◆ What you should do:
Every line from the start of the records through the line with "total=total, ic=ipo_colors, mc=mna_colors))" is to be written out exactly; pictures are not.
++++++++++
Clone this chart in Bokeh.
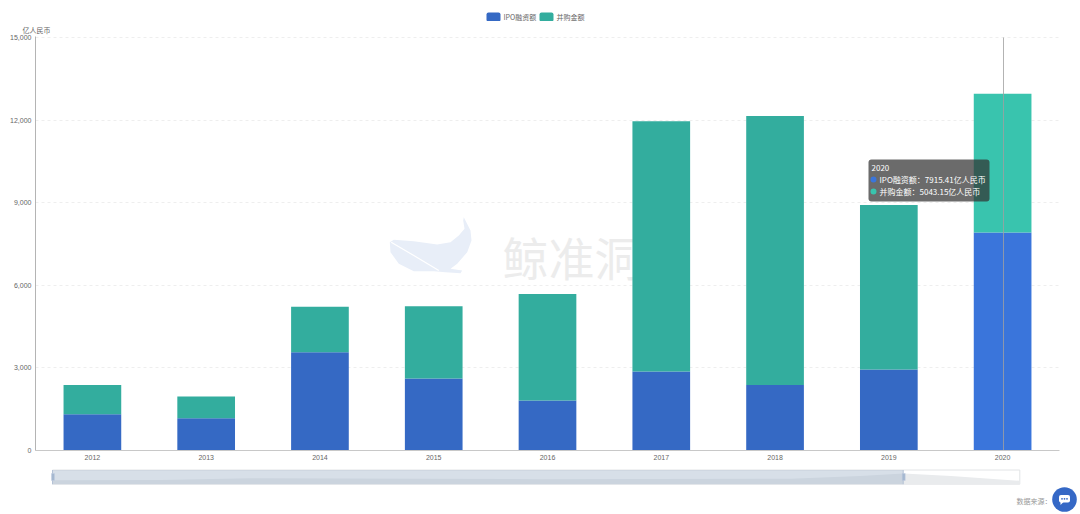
from bokeh.plotting import figure
from bokeh.layouts import column
from bokeh.embed import file_html
from bokeh.resources import INLINE
from bokeh.core.properties import value
from bokeh.models import ColumnDataSource, FixedTicker, NumeralTickFormatter, Range1d
import numpy as np

years = ["2012", "2013", "2014", "2015", "2016", "2017", "2018", "2019", "2020"]
ipo = [1320, 1175, 3569, 2612, 1814, 2865, 2383, 2945, 7915.41]
mna = [1063, 784, 1654, 2626, 3870, 9094, 9768, 5967, 5043.15]
y_ticks = [0, 3000, 6000, 9000, 12000, 15000]
series_names = ["IPO融资额", "并购金额"]

ipo_colors = ["#3569c4"] * 8 + ["#3a75db"]
mna_colors = ["#33ad9e"] * 8 + ["#39c4ae"]

# slider shadow
shadow_frac = [0.0, 0.112, 0.205, 0.505, 0.763, 0.835, 0.880, 0.929, 1.0]
shadow_val = [0.28, 0.30, 0.42, 0.35, 0.38, 0.58, 0.76, 0.58, 0.24]

CJK = "Noto Sans CJK SC"
LAT = "Liberation Sans"
TXT = "#666666"

xpos = [i + 0.5 for i in range(len(years))]
total = list(np.array(ipo) + np.array(mna))
src = ColumnDataSource(dict(x=xpos, ipo=ipo, total=total, ic=ipo_colors, mc=mna_colors))

# legend strip, in page pixels
p0 = figure(x_range=Range1d(0, 1080), y_range=Range1d(21, 0), width=1080, height=21,
            output_backend="svg", toolbar_location=None, min_border=0,
            outline_line_color=None, x_axis_location=None, y_axis_location=None, frame_align=False)
p0.grid.visible = False
p0.quad(left=[486, 539], right=[500, 553], top=[12, 12], bottom=[21, 21],
        fill_color=[ipo_colors[0], mna_colors[0]], line_color=None, border_radius=2)
p0.text([503, 556], [16, 16], text=series_names, text_font=value(CJK), text_font_size="7px",
        text_color=TXT, text_baseline="middle")

p = figure(x_range=Range1d(0, len(years)), y_range=Range1d(0, 15036.3), frame_width=1024, frame_height=414,
           width=1080, height=442, output_backend="svg", toolbar_location=None,
           min_border_left=35, min_border_right=21, min_border_top=15, min_border_bottom=13,
           outline_line_color=None, background_fill_color="white", frame_align=False)
p.extra_x_ranges["px"] = Range1d(35, 1059)
p.extra_y_ranges["px"] = Range1d(450, 36)

p.title.text = "亿人民币"
p.title.text_font = CJK
p.title.text_font_size = "7px"
p.title.text_font_style = "normal"
p.title.text_color = TXT
p.title.offset = -13
p.title.standoff = 3

p.xgrid.visible = False
p.ygrid.ticker = FixedTicker(ticks=y_ticks)
p.ygrid.grid_line_color = "#eeeeee"
p.ygrid.grid_line_dash = "3 3"

p.xaxis.ticker = FixedTicker(ticks=xpos)
p.xaxis.major_label_overrides = {x: y for x, y in zip(xpos, years)}
p.yaxis.ticker = FixedTicker(ticks=y_ticks)
p.yaxis.formatter = NumeralTickFormatter(format="0,0")
for ax in (p.xaxis[0], p.yaxis[0]):
    ax.major_label_text_font = LAT
    ax.major_label_text_font_size = "7px"
    ax.major_label_text_color = TXT
    ax.major_tick_in = 0
    ax.major_tick_out = 0
    ax.minor_tick_line_color = None
    ax.major_tick_line_color = None
p.yaxis.axis_line_color = "#b4b4b4"
p.xaxis.axis_line_color = "#c8c8c8"
p.yaxis.major_label_standoff = 4
p.xaxis.major_label_standoff = 4

# watermark
whale_x = [463.3, 470, 471, 466.7, 456.7, 450, 461.7, 460, 445, 433.3, 413.3, 398.3, 390, 389.3, 393.3, 413.3, 436.7, 450, 458.3, 464, 462.7]
whale_y = [216.7, 230, 240, 251.7, 263.3, 268.3, 270, 272.7, 271.7, 270.7, 270.7, 263.3, 251.7, 241.7, 239.3, 240.7, 244, 241.7, 235, 228.3, 220]
p.patch(whale_x, whale_y, fill_color="#e8eef8", line_color=None, x_range_name="px", y_range_name="px")
p.line([390.7, 413.3, 438.3], [241.7, 255, 270], line_color="white", line_width=1.2, x_range_name="px", y_range_name="px")
p.text([502], [255], text=["鲸准洞见"], text_font=value(CJK), text_font_size="46px", text_color="#ececec",
       text_baseline="middle", x_range_name="px", y_range_name="px")

p.vbar(x="x", top="ipo", bottom=0, width=0.507, source=src, fill_color="ic", line_color=None)
p.vbar(x="x", top="total", bottom="ipo", width=0.507, source=src, fill_color="mc", line_color=None)

# axis pointer
p.line([1003, 1003], [37, 450], line_color="#a0a0a0", line_width=1, line_alpha=0.8, x_range_name="px", y_range_name="px")

# tooltip
p.quad(left=[868], right=[989], top=[159], bottom=[201], fill_color="#323232", fill_alpha=0.72, line_color=None,
       border_radius=3, x_range_name="px", y_range_name="px")
p.scatter([873, 873], [179, 191], size=6, fill_color=[ipo_colors[8], mna_colors[8]], line_color=None,
          x_range_name="px", y_range_name="px")
p.text([871, 879, 879], [167.5, 179, 191],
       text=[years[8], f"{series_names[0]}：{ipo[8]:.2f}亿人民币", f"{series_names[1]}：{mna[8]:.2f}亿人民币"],
       text_font=value(CJK), text_font_size="8px", text_color="white", text_baseline="middle",
       x_range_name="px", y_range_name="px")

# slider + footer, in page pixels
p2 = figure(x_range=Range1d(0, 1080), y_range=Range1d(514, 463), width=1080, height=51,
            output_backend="svg", toolbar_location=None, min_border=0,
            outline_line_color=None, x_axis_location=None, y_axis_location=None, frame_align=False)
p2.grid.visible = False

sl, sr, st, sb, cut = 52, 1019.3, 469.5, 483.7, 902.7
fx = sl + np.array(shadow_frac) * (sr - sl)
fy = sb - np.array(shadow_val) * (sb - st)
p2.quad(left=[sl], right=[sr], top=[st], bottom=[sb], fill_color="white", line_color="#e2e4e6", line_width=1)
p2.varea(x=fx, y1=fy, y2=[sb] * len(fx), fill_color="#e9ebed")
p2.quad(left=[sl], right=[cut], top=[st], bottom=[sb], fill_color="#a7b7cc", fill_alpha=0.45, line_color=None)
p2.segment(x0=[sl, cut], x1=[sl, cut], y0=[st, st], y1=[sb, sb], line_color="#b4c2d6", line_width=1)
p2.quad(left=[sl - 1, cut - 1], right=[sl + 2, cut + 2], top=[473, 473], bottom=[480, 480],
        fill_color="#a5b8d0", line_color="#c0cde0", line_width=0.5)

p2.text([1016], [500], text=["数据来源："], text_font=value(CJK), text_font_size="7px", text_color="#999999",
        text_baseline="middle")
p2.circle([1064], [499], radius=12.3, fill_color="#3568c6", line_color=None)
p2.quad(left=[1058.5], right=[1069.5], top=[494.5], bottom=[502], fill_color="white", line_color=None, border_radius=2)
p2.patch([1060, 1063, 1060], [501.5, 501.5, 504.5], fill_color="white", line_color=None)
p2.scatter([1061.5, 1064, 1066.5], [498.3, 498.3, 498.3], size=1.8, fill_color="#3568c6", line_color=None)

layout = column(p0, p, p2, spacing=0)
open("out.html", "w").write(file_html(layout, INLINE))
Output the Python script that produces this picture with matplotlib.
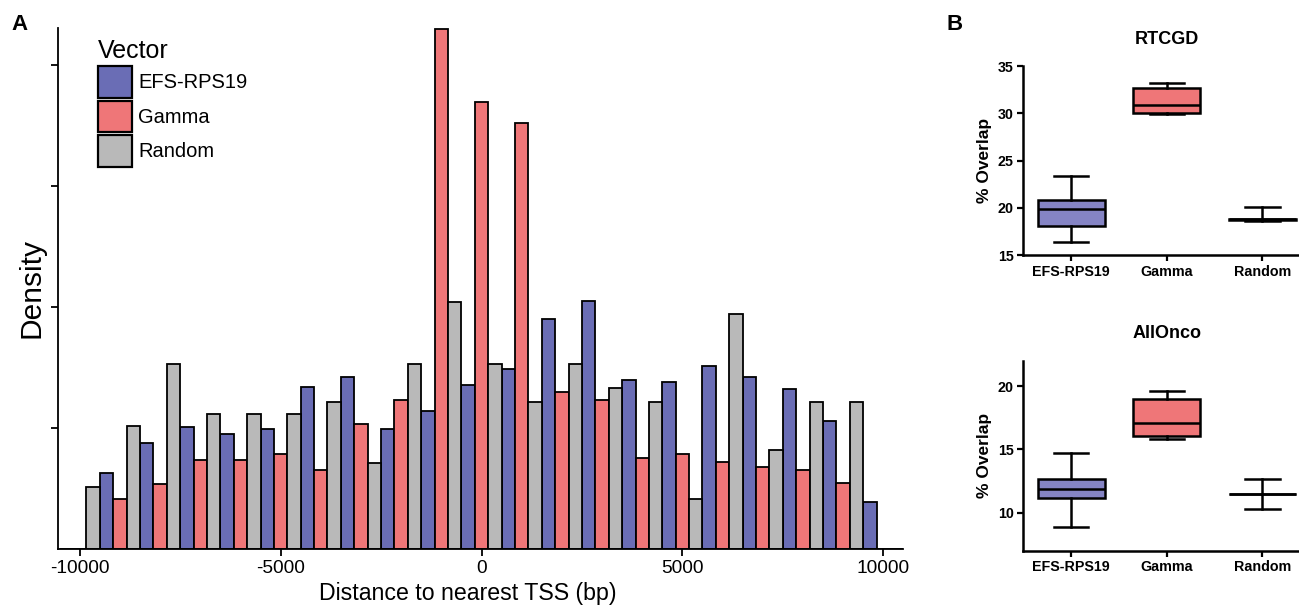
import numpy as np
import matplotlib
matplotlib.use('Agg')
import matplotlib.pyplot as plt
from matplotlib.patches import Patch

plt.rcParams['font.family'] = ['Liberation Sans', 'DejaVu Sans']

# Panel A: dodged histogram, bins of 1000 bp centred on multiples of 1000
bin_centers = np.arange(-10000, 10001, 1000)
efs_density = [0, 0.63, 0.88, 1.01, 0.95, 0.99, 1.34, 1.42, 0.99, 1.14, 1.36,
               1.49, 1.90, 2.05, 1.40, 1.38, 1.51, 1.42, 1.32, 1.06, 0.39]
gamma_density = [0, 0.41, 0.54, 0.74, 0.74, 0.79, 0.65, 1.03, 1.23, 4.30, 3.70,
                 3.52, 1.30, 1.23, 0.75, 0.79, 0.72, 0.68, 0.65, 0.55, 0]
random_density = [0.51, 1.02, 1.53, 1.12, 1.12, 1.12, 1.22, 0.71, 1.53, 2.04, 1.53,
                  1.22, 1.53, 1.33, 1.22, 0.41, 1.94, 0.82, 1.22, 1.22, 0]
series_names = ['EFS-RPS19', 'Gamma', 'Random']
hist_colors = ['#6a6db5', '#ef7678', '#b9b9b9']

# Panel B: box plot summaries (whislo, q1, med, q3, whishi)
groups = ['EFS-RPS19', 'Gamma', 'Random']
rtcgd = [(16.4, 18.1, 19.9, 20.8, 23.4),
         (29.9, 30.05, 30.9, 32.7, 33.2),
         (18.6, 18.7, 18.8, 18.8, 20.1)]
allonco = [(8.9, 11.15, 11.87, 12.68, 14.7),
           (15.8, 16.05, 17.05, 19.0, 19.6),
           (10.3, 11.5, 11.5, 11.5, 12.7)]
box_colors = ['#8584c4', '#ef7678', '#b9b9b9']

fig = plt.figure(figsize=(12.99, 6.06), dpi=100)

# ---- Panel A
ax = fig.add_axes([58/1299, 57/606, 845/1299, 521/606])
bw = 1000/3
for i, (vals, c) in enumerate(zip([efs_density, gamma_density, random_density], hist_colors)):
    x = bin_centers - 500 + bw*i
    ax.bar(x, vals, width=bw, align='edge', color=c, edgecolor='black', linewidth=1.3)
ax.set_xlim(-10540, 10490)
ax.set_ylim(0, 4.31)
ax.set_xticks([-10000, -5000, 0, 5000, 10000])
ax.set_xticklabels(['-10000', '-5000', '0', '5000', '10000'])
ax.set_yticks([1, 2, 3, 4])
ax.set_yticklabels([])
ax.tick_params(axis='both', length=5, width=1.3, labelsize=13.8, colors='black')
ax.tick_params(axis='x', pad=3)
for s in ['top', 'right']:
    ax.spines[s].set_visible(False)
for s in ['left', 'bottom']:
    ax.spines[s].set_linewidth(1.3)
ax.set_xlabel('Distance to nearest TSS (bp)', fontsize=16.7)
ax.xaxis.set_label_coords(0.485, -0.064)
ax.set_ylabel('Density', fontsize=21.5)
ax.yaxis.set_label_coords(-0.015, 0.5)

handles = [Patch(facecolor=c, edgecolor='black', linewidth=1.6) for c in hist_colors]
leg = ax.legend(handles, series_names, title='Vector', loc='upper left',
                bbox_to_anchor=(0.038, 0.994), frameon=False, fontsize=14.5,
                title_fontsize=18, handlelength=1.7, handleheight=2.05,
                handletextpad=0.3, labelspacing=0.14, borderaxespad=0)
leg._legend_box.align = 'left'

fig.text(11/1299, 1 - 25/606, 'A', fontsize=16, fontweight='bold', va='center')
fig.text(947/1299, 1 - 25/606, 'B', fontsize=16, fontweight='bold', va='center')

# ---- Panel B
def box_panel(rect, data, ylim, yticks, title):
    bx = fig.add_axes(rect)
    stats = []
    for g, (lo, q1, med, q3, hi) in zip(groups, data):
        stats.append(dict(label=g, whislo=lo, q1=q1, med=med, q3=q3, whishi=hi, fliers=[]))
    art = bx.bxp(stats, positions=[0, 1, 2], widths=0.7, patch_artist=True,
                 showfliers=False,
                 boxprops=dict(linewidth=1.8, edgecolor='black'),
                 medianprops=dict(color='black', linewidth=1.8),
                 whiskerprops=dict(linewidth=1.8, color='black'),
                 capprops=dict(linewidth=1.8, color='black'),
                 capwidths=0.36)
    for p, c in zip(art['boxes'], box_colors):
        p.set_facecolor(c)
    bx.set_xlim(-0.5, 2.5)
    bx.set_ylim(*ylim)
    bx.set_yticks(yticks)
    bx.set_xticks([0, 1, 2])
    bx.set_xticklabels(groups)
    bx.tick_params(axis='both', length=4, width=1.6, labelsize=10.3, pad=3)
    for lbl in bx.get_xticklabels() + bx.get_yticklabels():
        lbl.set_fontweight('bold')
    for s in ['top', 'right']:
        bx.spines[s].set_visible(False)
    for s in ['left', 'bottom']:
        bx.spines[s].set_linewidth(1.8)
    bx.set_ylabel('% Overlap', fontsize=12.5, fontweight='bold', labelpad=4)
    bx.set_title(title, fontsize=13, fontweight='bold', pad=16)
    return bx

box_panel([1023.3/1299, 1 - 255.3/606, 287/1299, 189.3/606], rtcgd, (15, 35),
          [15, 20, 25, 30, 35], 'RTCGD')
box_panel([1023.3/1299, 1 - 550.7/606, 287/1299, 190/606], allonco, (7, 22),
          [10, 15, 20], 'AllOnco')

fig.savefig('out.png', dpi=100)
++++++++++
◆ Worked answer:
Clone this chart in Bokeh.
from bokeh.plotting import figure
from bokeh.layouts import column
from bokeh.embed import file_html
from bokeh.resources import INLINE
from bokeh.core.properties import value
from bokeh.models import ColumnDataSource, FixedTicker, NumeralTickFormatter, Range1d
import numpy as np

years = ["2012", "2013", "2014", "2015", "2016", "2017", "2018", "2019", "2020"]
ipo = [1320, 1175, 3569, 2612, 1814, 2865, 2383, 2945, 7915.41]
mna = [1063, 784, 1654, 2626, 3870, 9094, 9768, 5967, 5043.15]
y_ticks = [0, 3000, 6000, 9000, 12000, 15000]
series_names = ["IPO融资额", "并购金额"]

ipo_colors = ["#3569c4"] * 8 + ["#3a75db"]
mna_colors = ["#33ad9e"] * 8 + ["#39c4ae"]

# slider shadow
shadow_frac = [0.0, 0.112, 0.205, 0.505, 0.763, 0.835, 0.880, 0.929, 1.0]
shadow_val = [0.28, 0.30, 0.42, 0.35, 0.38, 0.58, 0.76, 0.58, 0.24]

CJK = "Noto Sans CJK SC"
LAT = "Liberation Sans"
TXT = "#666666"

xpos = [i + 0.5 for i in range(len(years))]
total = list(np.array(ipo) + np.array(mna))
src = ColumnDataSource(dict(x=xpos, ipo=ipo, total=total, ic=ipo_colors, mc=mna_colors))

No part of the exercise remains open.